THE REQUEST: From the very first line of the data to the line containing "xpos = [0, 1, 2, 3, 4]", retype everything exactly, leaving the pictures behind.
[start SUPPLIED DATA]
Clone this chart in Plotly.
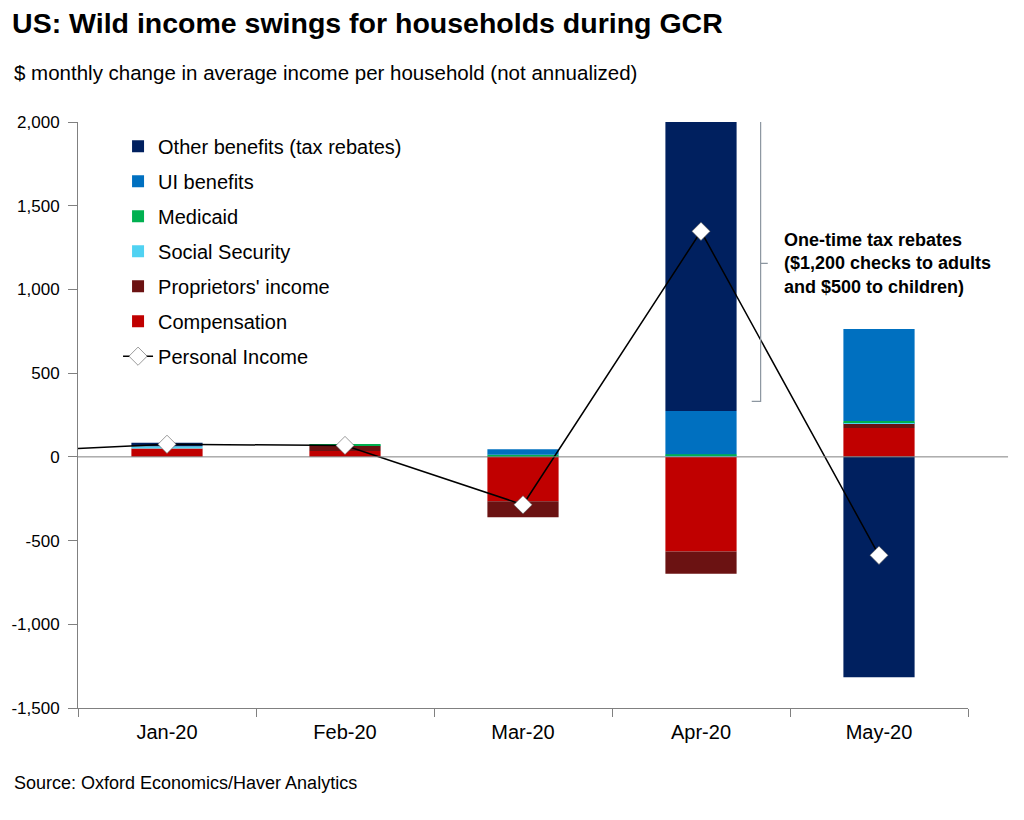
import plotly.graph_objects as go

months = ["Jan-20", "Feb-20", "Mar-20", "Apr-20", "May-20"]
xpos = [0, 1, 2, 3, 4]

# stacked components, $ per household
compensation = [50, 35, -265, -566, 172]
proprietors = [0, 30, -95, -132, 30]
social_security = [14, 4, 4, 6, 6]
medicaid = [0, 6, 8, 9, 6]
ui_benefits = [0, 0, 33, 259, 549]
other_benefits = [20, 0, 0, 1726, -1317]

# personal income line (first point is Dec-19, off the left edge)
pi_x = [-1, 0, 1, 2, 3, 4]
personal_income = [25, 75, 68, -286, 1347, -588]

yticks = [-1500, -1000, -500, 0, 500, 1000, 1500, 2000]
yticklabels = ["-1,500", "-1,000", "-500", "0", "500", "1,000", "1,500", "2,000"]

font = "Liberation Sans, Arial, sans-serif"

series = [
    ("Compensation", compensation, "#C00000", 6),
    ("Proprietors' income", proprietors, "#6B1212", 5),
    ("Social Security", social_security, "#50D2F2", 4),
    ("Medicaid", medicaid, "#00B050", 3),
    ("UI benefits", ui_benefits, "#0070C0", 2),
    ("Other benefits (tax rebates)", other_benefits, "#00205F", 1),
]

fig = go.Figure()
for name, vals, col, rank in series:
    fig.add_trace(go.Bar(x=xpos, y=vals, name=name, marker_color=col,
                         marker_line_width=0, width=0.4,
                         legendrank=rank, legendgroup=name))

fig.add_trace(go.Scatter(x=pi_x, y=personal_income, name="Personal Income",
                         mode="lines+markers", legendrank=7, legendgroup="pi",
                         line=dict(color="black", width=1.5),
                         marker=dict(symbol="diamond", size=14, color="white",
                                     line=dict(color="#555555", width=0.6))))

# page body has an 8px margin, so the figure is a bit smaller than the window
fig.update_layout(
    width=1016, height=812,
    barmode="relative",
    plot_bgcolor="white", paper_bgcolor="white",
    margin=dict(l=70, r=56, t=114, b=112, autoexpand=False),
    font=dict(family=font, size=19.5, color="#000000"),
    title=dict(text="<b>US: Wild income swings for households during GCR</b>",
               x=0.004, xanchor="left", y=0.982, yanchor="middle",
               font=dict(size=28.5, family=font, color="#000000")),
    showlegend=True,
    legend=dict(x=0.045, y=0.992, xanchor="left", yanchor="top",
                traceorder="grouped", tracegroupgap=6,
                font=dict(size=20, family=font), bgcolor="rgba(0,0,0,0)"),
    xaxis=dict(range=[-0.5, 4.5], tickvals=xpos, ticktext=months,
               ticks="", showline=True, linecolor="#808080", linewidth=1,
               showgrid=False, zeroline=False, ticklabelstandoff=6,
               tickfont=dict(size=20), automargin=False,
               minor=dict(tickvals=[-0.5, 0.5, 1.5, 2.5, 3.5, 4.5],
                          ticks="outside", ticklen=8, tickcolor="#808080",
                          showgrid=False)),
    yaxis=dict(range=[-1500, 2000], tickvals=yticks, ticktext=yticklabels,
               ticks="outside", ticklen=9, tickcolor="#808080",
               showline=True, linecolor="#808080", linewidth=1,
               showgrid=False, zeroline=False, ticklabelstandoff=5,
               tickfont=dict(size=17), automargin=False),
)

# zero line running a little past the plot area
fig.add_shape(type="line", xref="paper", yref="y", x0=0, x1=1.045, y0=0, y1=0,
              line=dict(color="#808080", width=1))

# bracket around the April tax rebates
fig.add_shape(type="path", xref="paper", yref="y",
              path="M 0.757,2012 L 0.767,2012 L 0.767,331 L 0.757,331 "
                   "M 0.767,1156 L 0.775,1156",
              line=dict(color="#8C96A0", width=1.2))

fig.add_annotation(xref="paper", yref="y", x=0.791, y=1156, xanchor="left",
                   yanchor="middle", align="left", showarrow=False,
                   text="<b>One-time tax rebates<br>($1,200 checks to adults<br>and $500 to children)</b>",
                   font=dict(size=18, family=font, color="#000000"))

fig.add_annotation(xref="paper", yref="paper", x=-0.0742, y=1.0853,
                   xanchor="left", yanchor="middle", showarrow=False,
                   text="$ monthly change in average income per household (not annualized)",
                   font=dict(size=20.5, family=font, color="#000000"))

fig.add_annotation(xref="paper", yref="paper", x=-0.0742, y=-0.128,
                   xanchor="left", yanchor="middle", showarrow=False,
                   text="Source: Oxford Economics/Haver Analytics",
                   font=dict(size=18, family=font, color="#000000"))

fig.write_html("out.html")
[end SUPPLIED DATA]
RESPONSE:
Clone this chart in Plotly.
import plotly.graph_objects as go

months = ["Jan-20", "Feb-20", "Mar-20", "Apr-20", "May-20"]
xpos = [0, 1, 2, 3, 4]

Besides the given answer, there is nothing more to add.